**Description of the task:**
Quote each line of the material verbatim, without the pictures.

**Data lines:**
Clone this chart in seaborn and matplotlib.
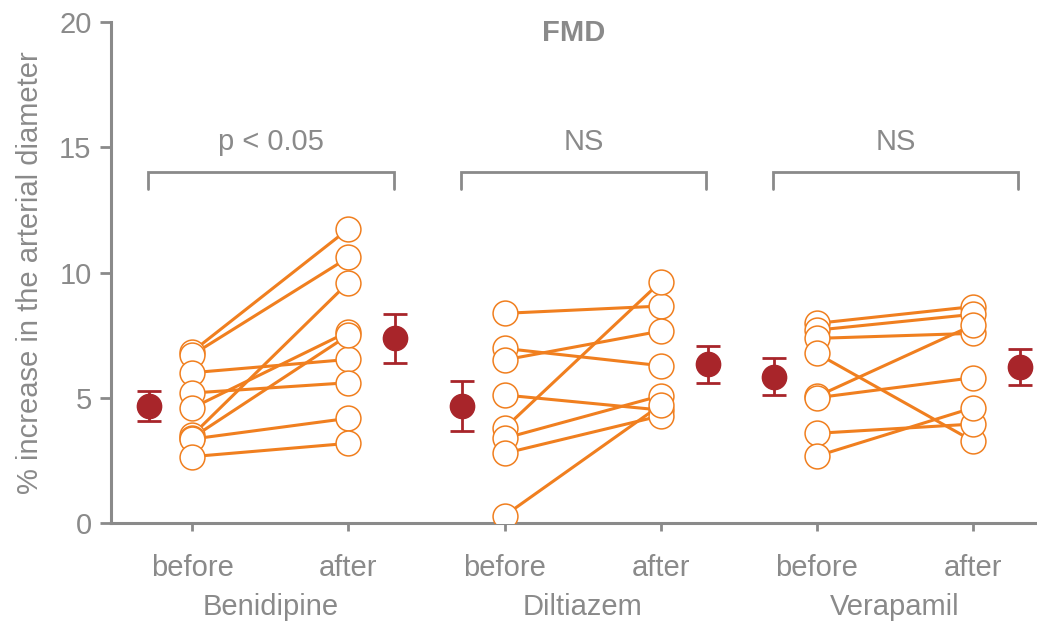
import numpy as np
import pandas as pd
import matplotlib
matplotlib.use("Agg")
import matplotlib.pyplot as plt
import matplotlib.transforms as mtransforms
import seaborn as sns

# ---------------- data ----------------
drugs = ["Benidipine", "Diltiazem", "Verapamil"]
phases = ["before", "after"]

beni_before = [6.84, 6.71, 6.00, 5.19, 4.59, 3.50, 3.40, 3.35, 2.65]
beni_after = [11.74, 10.60, 6.53, 5.60, 7.64, 9.60, 7.50, 4.18, 3.18]

dilt_before = [8.37, 6.97, 6.51, 5.11, 3.78, 3.38, 2.78, 0.29]
dilt_after = [8.66, 6.28, 7.66, 4.51, 9.63, 5.08, 4.28, 4.71]

vera_before = [7.97, 7.70, 7.37, 6.77, 5.05, 5.00, 3.58, 2.67]
vera_after = [8.64, 8.33, 7.57, 3.27, 7.90, 5.80, 3.95, 4.60]

mean_before = [4.67, 4.67, 5.84]
err_before = [0.58, 0.99, 0.74]
mean_after = [7.37, 6.33, 6.21]
err_after = [0.99, 0.73, 0.72]

significance = ["p < 0.05", "NS", "NS"]
title = "FMD"
ylabel = "% increase in the arterial diameter"
yticks = [0, 5, 10, 15, 20]

# ---------------- styling ----------------
ORANGE = "#F07F1F"
DARKRED = "#A8252A"
GREY = "#8A8A8A"
FS = 21

sns.set_theme(style="white")
plt.rcParams["font.family"] = ["Liberation Sans", "DejaVu Sans"]

pairs = [(beni_before, beni_after), (dilt_before, dilt_after), (vera_before, vera_after)]
rows = []
for g, (drug, (bef, aft)) in enumerate(zip(drugs, pairs)):
    for i, (b, a) in enumerate(zip(bef, aft)):
        uid = f"{drug}_{i}"
        rows.append(dict(drug=drug, uid=uid, phase="before", x=2 * g + 0, value=b))
        rows.append(dict(drug=drug, uid=uid, phase="after", x=2 * g + 1, value=a))
df = pd.DataFrame(rows)

fig = plt.figure(figsize=(10.37, 6.23), dpi=100)
ax = fig.add_axes([111 / 1037, 1 - 523 / 623, 1 - 111 / 1037, (523 - 22) / 623])

sns.lineplot(data=df, x="x", y="value", units="uid", estimator=None,
             color=ORANGE, linewidth=2.2, ax=ax, legend=False, zorder=2)
sns.scatterplot(data=df, x="x", y="value", s=320, facecolor="white",
                edgecolor=ORANGE, linewidth=1.1, ax=ax, legend=False, zorder=3)

mx_before = [2 * g - 0.275 for g in range(3)]
mx_after = [2 * g + 1.30 for g in range(3)]
for xs, ms, es in [(mx_before, mean_before, err_before), (mx_after, mean_after, err_after)]:
    ax.errorbar(xs, ms, yerr=es, fmt="o", color=DARKRED, markersize=17.5,
                elinewidth=2.0, capsize=8.5, capthick=2.0, zorder=4)

# brackets and significance text
for g, s in enumerate(significance):
    x0, x1 = 2 * g - 0.28, 2 * g + 1.29
    ax.plot([x0, x0, x1, x1], [13.32, 14.02, 14.02, 13.32], color=GREY,
            linewidth=2.0, solid_joinstyle="miter", zorder=1)
    ax.text((x0 + x1) / 2, 15.2, s, ha="center", va="center", fontsize=FS, color=GREY)

ax.text(574 / 1037, 1 - 32.7 / 623, title, transform=fig.transFigure, ha="center",
        va="center", fontsize=FS, fontweight="bold", color=GREY)

# axes
ax.set_xlim(-0.52, 5.41)
ax.set_ylim(0, 20)
ax.set_yticks(yticks)
ax.set_yticklabels([str(t) for t in yticks])
ax.set_xticks(range(6))
ax.set_xticklabels(phases * 3)
ax.set_xlabel("")
ax.set_ylabel(ylabel, fontsize=FS, color=GREY, labelpad=11)

for sp in ["top", "right"]:
    ax.spines[sp].set_visible(False)
for sp in ["left", "bottom"]:
    ax.spines[sp].set_color(GREY)
    ax.spines[sp].set_linewidth(2.2)
ax.tick_params(axis="y", direction="out", length=8, width=2.0, colors=GREY,
               labelsize=FS, pad=6, left=True)
ax.tick_params(axis="x", direction="out", length=6, width=2.0, colors=GREY,
               labelsize=FS, pad=16, bottom=True)

trans = mtransforms.blended_transform_factory(ax.transData, fig.transFigure)
for g, drug in enumerate(drugs):
    ax.text(2 * g + 0.5, 1 - 607 / 623, drug, transform=trans, ha="center",
            va="center", fontsize=FS, color=GREY)

fig.savefig("out.png", dpi=100)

**Task response:**
Clone this chart in seaborn and matplotlib.
import numpy as np
import pandas as pd
import matplotlib
matplotlib.use("Agg")
import matplotlib.pyplot as plt
import matplotlib.transforms as mtransforms
import seaborn as sns

# ---------------- data ----------------
drugs = ["Benidipine", "Diltiazem", "Verapamil"]
phases = ["before", "after"]

beni_before = [6.84, 6.71, 6.00, 5.19, 4.59, 3.50, 3.40, 3.35, 2.65]
beni_after = [11.74, 10.60, 6.53, 5.60, 7.64, 9.60, 7.50, 4.18, 3.18]

dilt_before = [8.37, 6.97, 6.51, 5.11, 3.78, 3.38, 2.78, 0.29]
dilt_after = [8.66, 6.28, 7.66, 4.51, 9.63, 5.08, 4.28, 4.71]

vera_before = [7.97, 7.70, 7.37, 6.77, 5.05, 5.00, 3.58, 2.67]
vera_after = [8.64, 8.33, 7.57, 3.27, 7.90, 5.80, 3.95, 4.60]

mean_before = [4.67, 4.67, 5.84]
err_before = [0.58, 0.99, 0.74]
mean_after = [7.37, 6.33, 6.21]
err_after = [0.99, 0.73, 0.72]

significance = ["p < 0.05", "NS", "NS"]
title = "FMD"
ylabel = "% increase in the arterial diameter"
yticks = [0, 5, 10, 15, 20]

# ---------------- styling ----------------
ORANGE = "#F07F1F"
DARKRED = "#A8252A"
GREY = "#8A8A8A"
FS = 21

sns.set_theme(style="white")
plt.rcParams["font.family"] = ["Liberation Sans", "DejaVu Sans"]

pairs = [(beni_before, beni_after), (dilt_before, dilt_after), (vera_before, vera_after)]
rows = []
for g, (drug, (bef, aft)) in enumerate(zip(drugs, pairs)):
    for i, (b, a) in enumerate(zip(bef, aft)):
        uid = f"{drug}_{i}"
        rows.append(dict(drug=drug, uid=uid, phase="before", x=2 * g + 0, value=b))
        rows.append(dict(drug=drug, uid=uid, phase="after", x=2 * g + 1, value=a))
df = pd.DataFrame(rows)

fig = plt.figure(figsize=(10.37, 6.23), dpi=100)
ax = fig.add_axes([111 / 1037, 1 - 523 / 623, 1 - 111 / 1037, (523 - 22) / 623])

sns.lineplot(data=df, x="x", y="value", units="uid", estimator=None,
             color=ORANGE, linewidth=2.2, ax=ax, legend=False, zorder=2)
sns.scatterplot(data=df, x="x", y="value", s=320, facecolor="white",
                edgecolor=ORANGE, linewidth=1.1, ax=ax, legend=False, zorder=3)

mx_before = [2 * g - 0.275 for g in range(3)]
mx_after = [2 * g + 1.30 for g in range(3)]
for xs, ms, es in [(mx_before, mean_before, err_before), (mx_after, mean_after, err_after)]:
    ax.errorbar(xs, ms, yerr=es, fmt="o", color=DARKRED, markersize=17.5,
                elinewidth=2.0, capsize=8.5, capthick=2.0, zorder=4)

# brackets and significance text
for g, s in enumerate(significance):
    x0, x1 = 2 * g - 0.28, 2 * g + 1.29
    ax.plot([x0, x0, x1, x1], [13.32, 14.02, 14.02, 13.32], color=GREY,
            linewidth=2.0, solid_joinstyle="miter", zorder=1)
    ax.text((x0 + x1) / 2, 15.2, s, ha="center", va="center", fontsize=FS, color=GREY)

ax.text(574 / 1037, 1 - 32.7 / 623, title, transform=fig.transFigure, ha="center",
        va="center", fontsize=FS, fontweight="bold", color=GREY)

# axes
ax.set_xlim(-0.52, 5.41)
ax.set_ylim(0, 20)
ax.set_yticks(yticks)
ax.set_yticklabels([str(t) for t in yticks])
ax.set_xticks(range(6))
ax.set_xticklabels(phases * 3)
ax.set_xlabel("")
ax.set_ylabel(ylabel, fontsize=FS, color=GREY, labelpad=11)

for sp in ["top", "right"]:
    ax.spines[sp].set_visible(False)
for sp in ["left", "bottom"]:
    ax.spines[sp].set_color(GREY)
    ax.spines[sp].set_linewidth(2.2)
ax.tick_params(axis="y", direction="out", length=8, width=2.0, colors=GREY,
               labelsize=FS, pad=6, left=True)
ax.tick_params(axis="x", direction="out", length=6, width=2.0, colors=GREY,
               labelsize=FS, pad=16, bottom=True)

trans = mtransforms.blended_transform_factory(ax.transData, fig.transFigure)
for g, drug in enumerate(drugs):
    ax.text(2 * g + 0.5, 1 - 607 / 623, drug, transform=trans, ha="center",
            va="center", fontsize=FS, color=GREY)

fig.savefig("out.png", dpi=100)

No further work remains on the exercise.